For me, pie testing has become an integral part of road trips. We call it Meat Pie Touring. It engages my inner child and I simply can’t drive past a sign for home-made pies. And it’s great that it’s now become a family tradition with my own wife and five-year-old. I hadn’t realised when we met that, for my wife Kath, meat pie touring was already a well-established family custom and it’s taken very little persuasion for our daughter to join in the tradition.
We now judge towns that we transit through on the quality of their pie and pie menu selection. We are particularly pleased when we find bakeries that are spirited enough to have native game meats on offer such as roo, emu, croc, possum and even buffalo, rabbit and camel (okay the last three aren’t native but they taste good). We have even been known to plan ‘weekenders’ that take us past our favourite pie stops.
Meat Pie Touring holds broad appeal. Whether it’s the whole family with the camper on the back of the HiLux trekking across state boundaries, going solo with a swag or a quick dash to catch up with a mate in the Blue Mountains. And whilst mum’s pastry-less quiche is welcome in my Engel anytime, I will always stop for a home-made country pie from a bakery trying something new in an effort to stand out from the crowds.
PLAN YOUR TRIPS AROUND THESE
Home-made rabbit pie at Snowy Mountains Gourmet Foods in Bredbo, NSW, is an absolute gastronomic pleasure. Kathleen and Michael Bowerman established the bakehouse on the Monaro Highway, so if you’re en route for a snow adventure, to climb Mount Kosciusko, to fish for trout or navigate offroad tracks in the Australian Alps check them out. My personal vote for best pie in Australia!
You can take your pick at Parkers Bakery, VIC, a multiple award winning-bakery in Main Street Rutherglen. Whether you’re venturing out for some cod fishing on the mighty Murray, wine tasting, or on your way to the Alps or the inner West, stop here. There’s everything from the original to the unimaginable – and available frozen for your travels.
Crocodile pie at Blackbutt Bakery, QLD, was named the Gourmet Game Pie Category winner in the Great Aussie Pie Awards in 2013 (www.greataussiepie.com.au). On the D’Aguilar Highway, 100km from the Glass House Mountains you can snap this one up en route to the Gulf and Central Qld.
And those with a sweet tooth will find the best lemon meringue pie to ever pass lips at the Idle in cafe in Nana Glen, close to Wedding Bells, Kangaroo River or Nana Creek state forests.
A FEW FADING LIGHTS…
Trappers Bakery in Braidwood, Wagga and Goulburn. Braidwood Bakery was once a favourite but it’s lost a little something since being annexed by Trappers. Its prices aren’t as competitive as I remember and the crowds can be a bit off putting.

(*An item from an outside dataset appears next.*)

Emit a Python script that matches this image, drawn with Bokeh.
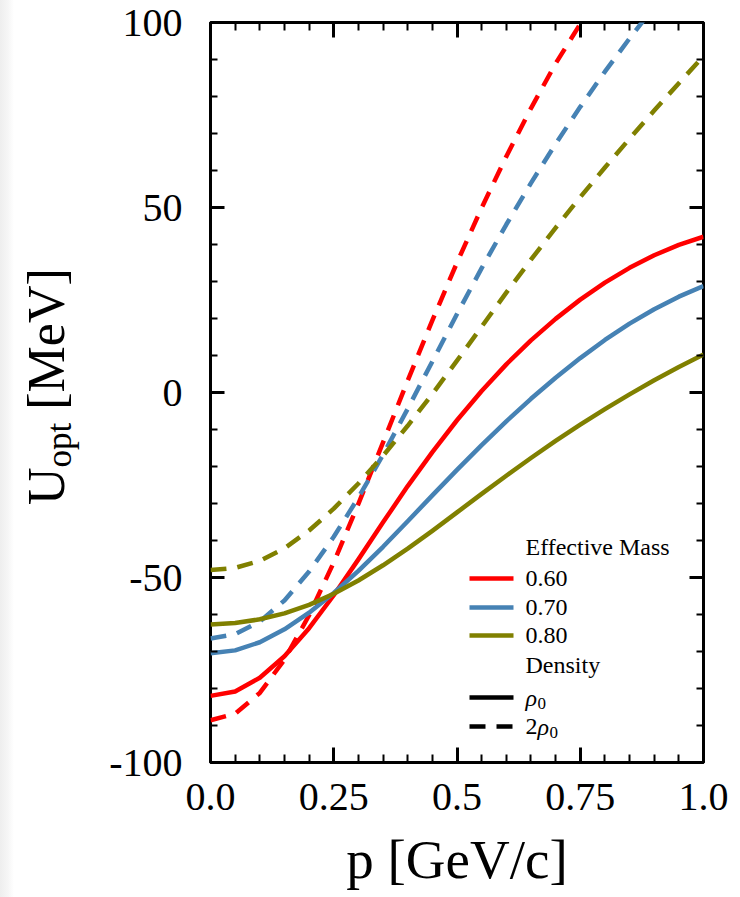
from bokeh.embed import file_html
from bokeh.layouts import row
from bokeh.models import Div, FixedTicker, Label, LinearAxis, Range1d
from bokeh.plotting import figure
from bokeh.resources import INLINE

# ---------------------------------------------------------------------------
# Optical potential U_opt [MeV] versus momentum p [GeV/c]
# ---------------------------------------------------------------------------
momentum = [0.00, 0.05, 0.10, 0.15, 0.20, 0.25, 0.30, 0.35, 0.40, 0.45, 0.50,
            0.55, 0.60, 0.65, 0.70, 0.75, 0.80, 0.85, 0.90, 0.95, 1.00]

# saturation density rho_0 (solid)
u_m060_rho0 = [-82.0, -80.8, -77.1, -71.3, -63.7, -54.8, -45.1, -35.1, -25.3, -16.1, -7.5,
               0.4, 7.6, 14.1, 19.9, 25.1, 29.7, 33.7, 37.1, 39.9, 42.1]
u_m070_rho0 = [-70.5, -69.7, -67.5, -64.0, -59.5, -54.2, -48.2, -41.7, -34.8, -27.8, -20.9,
               -14.2, -7.8, -1.7, 4.0, 9.3, 14.2, 18.6, 22.5, 25.9, 28.8]
u_m080_rho0 = [-62.7, -62.3, -61.3, -59.7, -57.4, -54.4, -50.8, -46.7, -42.2, -37.4, -32.4,
               -27.4, -22.5, -17.7, -13.1, -8.7, -4.5, -0.5, 3.3, 6.9, 10.3]

# twice saturation density 2 rho_0 (dashed); the steep curves leave the box early
u_m060_2rho0 = [-88.6, -86.8, -81.2, -72.2, -60.2, -45.9, -30.1, -13.5, 3.2, 19.5, 35.1,
                49.9, 63.8, 76.8, 88.9, 99.6, 109.5]
u_m070_2rho0 = [-66.5, -65.3, -61.9, -56.2, -48.4, -39.0, -28.4, -16.8, -4.4, 8.4, 21.2,
                33.6, 45.4, 56.6, 67.2, 77.2, 86.7, 95.7, 104.3]
u_m080_2rho0 = [-48.0, -47.4, -45.5, -42.1, -37.3, -31.4, -24.6, -17.1, -9.0, -0.4, 8.6,
                17.8, 27.0, 35.9, 44.5, 52.8, 60.8, 68.6, 76.2, 83.6, 90.9]

mass_labels = ["0.60", "0.70", "0.80"]
mass_colors = ["#ff0000", "#4682b4", "#808000"]

x_ticks = [0.0, 0.25, 0.5, 0.75, 1.0]
x_tick_labels = ["0.0", "0.25", "0.5", "0.75", "1.0"]
x_minor = [0.05, 0.10, 0.15, 0.20, 0.30, 0.35, 0.40, 0.45, 0.55, 0.60, 0.65, 0.70,
           0.80, 0.85, 0.90, 0.95]
y_ticks = [-100, -50, 0, 50, 100]
y_tick_labels = ["-100", "-50", "0", "50", "100"]
y_minor = [v for v in range(-90, 100, 10) if v % 50 != 0]

# ---------------------------------------------------------------------------
W, H = 740, 897
TITLE_W = 90                      # strip on the left holding the y title
LEFT, RIGHT, TOP, BOTTOM = 210, 37, 22, 135   # frame margins on the full page
X0, X1, Y0, Y1 = 0.0, 1.0, -100.0, 100.0
FRAME_W = W - LEFT - RIGHT
FRAME_H = H - TOP - BOTTOM
SERIF = "Liberation Serif"


def to_data(px, py):
    """Page pixel position -> data coordinates of the main plot."""
    x = X0 + (px - LEFT) / FRAME_W * (X1 - X0)
    y = Y1 - (py - TOP) / FRAME_H * (Y1 - Y0)
    return x, y


p = figure(width=W - TITLE_W, height=H, x_range=Range1d(X0, X1), y_range=Range1d(Y0, Y1),
           output_backend="svg", toolbar_location=None,
           min_border_left=LEFT - TITLE_W, min_border_right=RIGHT,
           min_border_top=TOP, min_border_bottom=BOTTOM)
p.grid.visible = False
p.background_fill_color = "white"
p.border_fill_color = "white"
p.outline_line_color = "black"
p.outline_line_width = 3


def style_axis(ax, ticks, minor, labels, tick_len, minor_len, standoff, show_labels):
    ax.ticker = FixedTicker(ticks=ticks, minor_ticks=minor)
    ax.axis_line_color = None
    ax.major_tick_in = tick_len
    ax.major_tick_out = 0
    ax.minor_tick_in = minor_len
    ax.minor_tick_out = 0
    ax.major_tick_line_color = "black"
    ax.minor_tick_line_color = "black"
    ax.major_tick_line_width = 3
    ax.minor_tick_line_width = 2
    ax.major_label_standoff = standoff
    ax.major_label_text_font = SERIF
    ax.major_label_text_font_size = "40px"
    ax.major_label_text_color = "black"
    if show_labels:
        ax.major_label_overrides = {t: s for t, s in zip(ticks, labels)}
    else:
        ax.major_label_overrides = {t: "" for t in ticks}
        ax.major_label_text_font_size = "1px"


style_axis(p.xaxis[0], x_ticks, x_minor, x_tick_labels, 15, 8, 21, True)
style_axis(p.yaxis[0], y_ticks, y_minor, y_tick_labels, 14, 7, 28, True)

xa = p.xaxis[0]
xa.axis_label = "p [GeV/c]"
xa.axis_label_text_font = SERIF
xa.axis_label_text_font_size = "55px"
xa.axis_label_text_font_style = "normal"
xa.axis_label_text_color = "black"
xa.axis_label_standoff = 16

top_axis = LinearAxis()
style_axis(top_axis, x_ticks, x_minor, x_tick_labels, 15, 8, 0, False)
p.add_layout(top_axis, "above")
right_axis = LinearAxis()
style_axis(right_axis, y_ticks, y_minor, y_tick_labels, 14, 7, 0, False)
p.add_layout(right_axis, "right")

# curves
LW = 4.5
DASH = "16 11"
solid_sets = [u_m060_rho0, u_m070_rho0, u_m080_rho0]
dashed_sets = [u_m060_2rho0, u_m070_2rho0, u_m080_2rho0]
for vals, color in zip(dashed_sets, mass_colors):
    p.line(momentum[:len(vals)], vals, line_color=color, line_width=LW,
           line_dash=DASH, line_join="round")
for vals, color in zip(solid_sets, mass_colors):
    p.line(momentum[:len(vals)], vals, line_color=color, line_width=LW, line_join="round")

# ---------------------------------------------------------------------------
# hand-built legend
LEG_X0, LEG_X1, LEG_TXT = 469, 513, 525
LEG_FONT = "24px"
SUB_FONT = "17px"


def text(px, py, s, size, align="left", baseline="middle", style="normal"):
    x, y = to_data(px, py)
    p.add_layout(Label(x=x, y=y, text=s, text_font=SERIF, text_font_size=size,
                       text_align=align, text_baseline=baseline,
                       text_font_style=style, text_color="black"))


def sample(py, color, dash="solid"):
    xa_, y = to_data(LEG_X0, py)
    xb_, _ = to_data(LEG_X1, py)
    p.line([xa_, xb_], [y, y], line_color=color, line_width=LW, line_dash=dash)


text(LEG_TXT, 546, "Effective Mass", LEG_FONT)
for row_y, lab, color in zip([578, 607, 635], mass_labels, mass_colors):
    sample(row_y, color)
    text(LEG_TXT, row_y, lab, LEG_FONT)
text(LEG_TXT, 664, "Density", LEG_FONT)
sample(697, "black")
text(LEG_TXT, 697, "\u03c1", LEG_FONT, style="italic")
text(LEG_TXT + 12, 703, "0", SUB_FONT)
sample(726, "black", DASH)
text(LEG_TXT, 726, "2", LEG_FONT)
text(LEG_TXT + 12, 726, "\u03c1", LEG_FONT, style="italic")
text(LEG_TXT + 24, 732, "0", SUB_FONT)

# ---------------------------------------------------------------------------
# vertical title U_opt [MeV]: rotated HTML text in a strip left of the plot
TITLE_SIZE = 52
title_baseline_x = 65          # page x of the rotated text's baseline
title_start_y = 505            # page y where the text begins (it reads upward)
line_top = title_baseline_x - 0.838 * TITLE_SIZE
title_html = (
    f'<div style="position:relative;width:{TITLE_W}px;height:{H}px;margin:0;padding:0;'
    f'background:linear-gradient(to right,#eeeeee 0px,#f6f6f6 8px,#ffffff 14px);">'
    f'<div style="position:absolute;left:{line_top:.1f}px;top:{title_start_y}px;'
    f'transform:rotate(-90deg);transform-origin:0 0;white-space:nowrap;color:#000;'
    f"font-family:'{SERIF}',serif;font-size:{TITLE_SIZE}px;line-height:{TITLE_SIZE}px;\">"
    f'U<span style="font-size:35px;position:relative;top:7px;">opt</span>&nbsp;[MeV]'
    f'</div></div>'
)
title_strip = Div(text=title_html, width=TITLE_W, height=H, margin=(0, 0, 0, 0))

layout = row(title_strip, p, spacing=0)
open("out.html", "w").write(file_html(layout, INLINE))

Fredo Pies: Once an icon in Frederickton, NSW, north of Kempsey, Fredo Pies now has venues in Nambucca Heads, Wyong and Coolongolook. Like Trappers, Fredo Pies has not benefited from becoming a franchise. The Frederickton shop can still please, but visit it out of season when the crowds are fewer and the pie choice better.
…OPT FOR A SANGA INSTEAD
The big boys such as Patties and Sargents. They dominate the sector but not the palate. Patties makes Four’N Twenty, Herbert Adams, Patties and Snowy River pies while Scott’s, Big Ben and Sargents pies all fall under the Sargents umbrella. These are the options you choose out of necessity. They’re a bit like the pie-eater’s equivalent to McDonalds.